THE TASK: Reproduce the listing below exactly, beginning with its first line and ending with the line that holds "from matplotlib.patches import Rectangle"; pictures are not part of the copy.

# # # # # # #

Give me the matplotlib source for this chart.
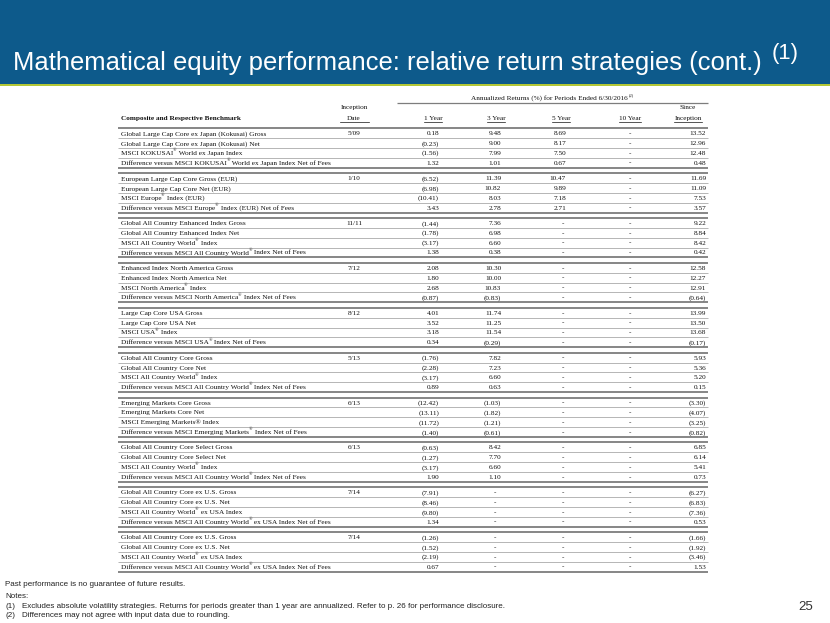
import matplotlib
matplotlib.use("Agg")
import matplotlib.pyplot as plt
from matplotlib.patches import Rectangle

# ---------------- data ----------------
TITLE = "Mathematical equity performance: relative return strategies (cont.)"
TITLE_NOTE = "(1)"

S = "^®"  # superscript registered mark marker
labels = [
    "Global Large Cap Core ex Japan (Kokusai) Gross",
    "Global Large Cap Core ex Japan (Kokusai) Net",
    "MSCI KOKUSAI" + S + " World ex Japan Index",
    "Difference versus MSCI KOKUSAI" + S + " World ex Japan Index Net of Fees",
    "European Large Cap Core Gross (EUR)",
    "European Large Cap Core Net (EUR)",
    "MSCI Europe" + S + " Index (EUR)",
    "Difference versus MSCI Europe" + S + " Index (EUR) Net of Fees",
    "Global All Country Enhanced Index Gross",
    "Global All Country Enhanced Index Net",
    "MSCI All Country World" + S + " Index",
    "Difference versus MSCI All Country World" + S + " Index Net of Fees",
    "Enhanced Index North America Gross",
    "Enhanced Index North America Net",
    "MSCI North America" + S + " Index",
    "Difference versus MSCI North America" + S + " Index Net of Fees",
    "Large Cap Core USA Gross",
    "Large Cap Core USA Net",
    "MSCI USA" + S + " Index",
    "Difference versus MSCI USA" + S + " Index Net of Fees",
    "Global All Country Core Gross",
    "Global All Country Core Net",
    "MSCI All Country World" + S + " Index",
    "Difference versus MSCI All Country World" + S + " Index Net of Fees",
    "Emerging Markets Core Gross",
    "Emerging Markets Core Net",
    "MSCI Emerging Markets® Index",
    "Difference versus MSCI Emerging Markets" + S + " Index Net of Fees",
    "Global All Country Core Select Gross",
    "Global All Country Core Select Net",
    "MSCI All Country World" + S + " Index",
    "Difference versus MSCI All Country World" + S + " Index Net of Fees",
    "Global All Country Core ex U.S. Gross",
    "Global All Country Core ex U.S. Net",
    "MSCI All Country World" + S + " ex USA Index",
    "Difference versus MSCI All Country World" + S + " ex USA Index Net of Fees",
    "Global All Country Core ex U.S. Gross",
    "Global All Country Core ex U.S. Net",
    "MSCI All Country World" + S + " ex USA Index",
    "Difference versus MSCI All Country World" + S + " ex USA Index Net of Fees",
]

inception = ["5/09", "1/10", "11/11", "7/12", "8/12", "5/13", "6/13", "6/13", "7/14", "7/14"]

one_year = [0.18, -0.23, -1.56, 1.32,
            -6.52, -6.98, -10.41, 3.43,
            -1.44, -1.78, -3.17, 1.38,
            2.08, 1.80, 2.68, -0.87,
            4.01, 3.52, 3.18, 0.34,
            -1.76, -2.28, -3.17, 0.89,
            -12.42, -13.11, -11.72, -1.40,
            -0.63, -1.27, -3.17, 1.90,
            -7.91, -8.46, -9.80, 1.34,
            -1.26, -1.52, -2.19, 0.67]

three_year = [9.48, 9.00, 7.99, 1.01,
              11.39, 10.82, 8.03, 2.78,
              7.36, 6.98, 6.60, 0.38,
              10.30, 10.00, 10.83, -0.83,
              11.74, 11.25, 11.54, -0.29,
              7.82, 7.23, 6.60, 0.63,
              -1.03, -1.82, -1.21, -0.61,
              8.42, 7.70, 6.60, 1.10,
              None, None, None, None,
              None, None, None, None]

five_year = [8.69, 8.17, 7.50, 0.67,
             10.47, 9.89, 7.18, 2.71] + [None] * 32

ten_year = [None] * 40

since_inception = [13.52, 12.96, 12.48, 0.48,
                   11.69, 11.09, 7.53, 3.57,
                   9.22, 8.84, 8.42, 0.42,
                   12.58, 12.27, 12.91, -0.64,
                   13.99, 13.50, 13.68, -0.17,
                   5.93, 5.36, 5.20, 0.15,
                   -3.30, -4.07, -3.25, -0.82,
                   6.85, 6.14, 5.41, 0.73,
                   -6.27, -6.83, -7.36, 0.53,
                   -1.66, -1.92, -3.46, 1.53]

col_headers = ["1 Year", "3 Year", "5 Year", "10 Year"]
super_header = "Annualized Returns (%) for Periods Ended 6/30/2016"
super_header_note = "(2)"
footer_lines = [
    "Past performance is no guarantee of future results.",
    "Notes:",
]
notes = [
    ("(1)", "Excludes absolute volatility strategies. Returns for periods greater than 1 year are annualized. Refer to p. 26 for performance disclosure."),
    ("(2)", "Differences may not agree with input data due to rounding."),
]
page_number = "25"

# ---------------- layout / style ----------------
W, H = 830, 623
BLUE = "#0d5a8b"
GREEN = "#b3c736"
SERIF = "Liberation Serif"
SANS = "Liberation Sans"
TFS = 5.25         # table font size
TXT = "#111111"
THICK = "#7d7d7d"
THIN = "#a9a9a9"

X0, X1 = 118, 708
LABEL_X = 121
INC_X = 354
value_cols = [  # (values, right edge, dash centre)
    (one_year, 439, 433),
    (three_year, 501, 495),
    (five_year, 566, 563),
    (ten_year, 636, 630),
    (since_inception, 706, 700),
]
header_x = [433, 496, 561, 630]
G0, GP, RP = 133.3, 44.88, 9.8

fig = plt.figure(figsize=(W / 100, H / 100), dpi=100)
ax = fig.add_axes([0, 0, 1, 1])
ax.set_xlim(0, W)
ax.set_ylim(H, 0)
ax.axis("off")
rend = fig.canvas.get_renderer()


def ext(t):
    bb = t.get_window_extent(renderer=rend)
    return bb.x0, bb.x1


def fit(t, target):
    x0, x1 = ext(t)
    t.set_fontsize(t.get_fontsize() * target / (x1 - x0))


def fmt(v):
    if v is None:
        return "-"
    return f"({abs(v):.2f})" if v < 0 else f"{v:.2f}"


def rich(x, y, s, fs, **kw):
    parts = s.split(S)
    cx = x
    for k, p in enumerate(parts):
        if p:
            t = ax.text(cx, y, p, family=SERIF, fontsize=fs, color=TXT,
                        va="center_baseline", **kw)
            cx = ext(t)[1]
        if k < len(parts) - 1:
            t = ax.text(cx - 0.5, y - 2.7, "®", family=SERIF, fontsize=fs * 0.62,
                        color=TXT, va="center_baseline")
            cx = ext(t)[1] + 0.6


# title band
ax.add_patch(Rectangle((0, 0), W, 84, color=BLUE, lw=0))
ax.add_patch(Rectangle((0, 84), W, 2.2, color=GREEN, lw=0))
tt = ax.text(13, 70, TITLE, color="white", family=SANS, fontsize=17, va="baseline")
fit(tt, 752)
_, tx1 = ext(tt)
ax.text(tx1 + 10, 59.5, TITLE_NOTE, color="white", family=SANS,
        fontsize=tt.get_fontsize() * 0.86, va="baseline")

# header
th = ax.text(549, 97, super_header, family=SERIF, fontsize=TFS,
             color=TXT, ha="center", va="center_baseline")
_, hx1 = ext(th)
ax.text(hx1 + 1, 94.5, super_header_note, family=SERIF, fontsize=TFS * 0.62,
        color=TXT, va="center_baseline")
ax.plot([397, X1], [103, 103], color=THICK, lw=0.9, solid_capstyle="butt")
ax.text(LABEL_X, 118, "Composite and Respective Benchmark", family=SERIF, fontsize=TFS,
        weight="bold", color=TXT, va="center_baseline")
ax.text(INC_X, 107, "Inception", family=SERIF, fontsize=TFS, color=TXT,
        ha="center", va="center_baseline")
ax.text(INC_X, 118, "Date", family=SERIF, fontsize=TFS, color=TXT,
        ha="center", va="center_baseline")
ax.plot([INC_X - 14, INC_X + 15], [122, 122], color=TXT, lw=0.5)
for hx, h in zip(header_x, col_headers):
    t = ax.text(hx, 118, h, family=SERIF, fontsize=TFS, color=TXT,
                ha="center", va="center_baseline")
    a, b = ext(t)
    ax.plot([a, b], [122, 122], color=TXT, lw=0.5)
ax.text(688, 107, "Since", family=SERIF, fontsize=TFS, color=TXT,
        ha="center", va="center_baseline")
t = ax.text(688, 118, "Inception", family=SERIF, fontsize=TFS, color=TXT,
            ha="center", va="center_baseline")
a, b = ext(t)
ax.plot([a, b], [122, 122], color=TXT, lw=0.5)

# table body
n_groups = len(labels) // 4
for g in range(n_groups):
    gy = G0 + GP * g
    ax.plot([X0, X1], [gy - 5, gy - 5], color=THICK, lw=1.3, solid_capstyle="butt")
    for r in range(3):
        yl = gy + RP * r + 4.9
        ax.plot([X0, X1], [yl, yl], color=THIN, lw=0.6, solid_capstyle="butt")
    yb = gy + RP * 3 + 5
    ax.plot([X0, X1], [yb, yb], color=THICK, lw=1.3, solid_capstyle="butt")
    ax.text(INC_X, gy, inception[g], family=SERIF, fontsize=TFS, color=TXT,
            ha="center", va="center_baseline")
    for r in range(4):
        i = g * 4 + r
        y = gy + RP * r
        rich(LABEL_X, y, labels[i], TFS)
        for vals, xr, xd in value_cols:
            v = vals[i]
            if v is None:
                ax.text(xd, y, "-", family=SERIF, fontsize=TFS, color=TXT,
                        ha="center", va="center_baseline")
            else:
                ax.text(xr, y, fmt(v), family=SERIF, fontsize=TFS, color=TXT,
                        ha="right", va="center_baseline")

# footer
FFS = 5.8
FC = "#222222"
ax.text(5, 583, footer_lines[0], family=SANS, fontsize=FFS, color=FC, va="center_baseline")
ax.text(5, 595.5, footer_lines[1], family=SANS, fontsize=FFS, color=FC, va="center_baseline")
for k, (num, txt) in enumerate(notes):
    y = 605 + 9.5 * k
    ax.text(5, y, num, family=SANS, fontsize=FFS, color=FC, va="center_baseline")
    ax.text(22, y, txt, family=SANS, fontsize=FFS, color=FC, va="center_baseline")
ax.text(813, 606, page_number, family=SANS, fontsize=9.5, color="#333333",
        ha="right", va="center_baseline")

fig.savefig("out.png", dpi=100)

# # # # # # #

ANSWER TO THIS PROBLEM:
Give me the matplotlib source for this chart.
import matplotlib
matplotlib.use("Agg")
import matplotlib.pyplot as plt
from matplotlib.patches import Rectangle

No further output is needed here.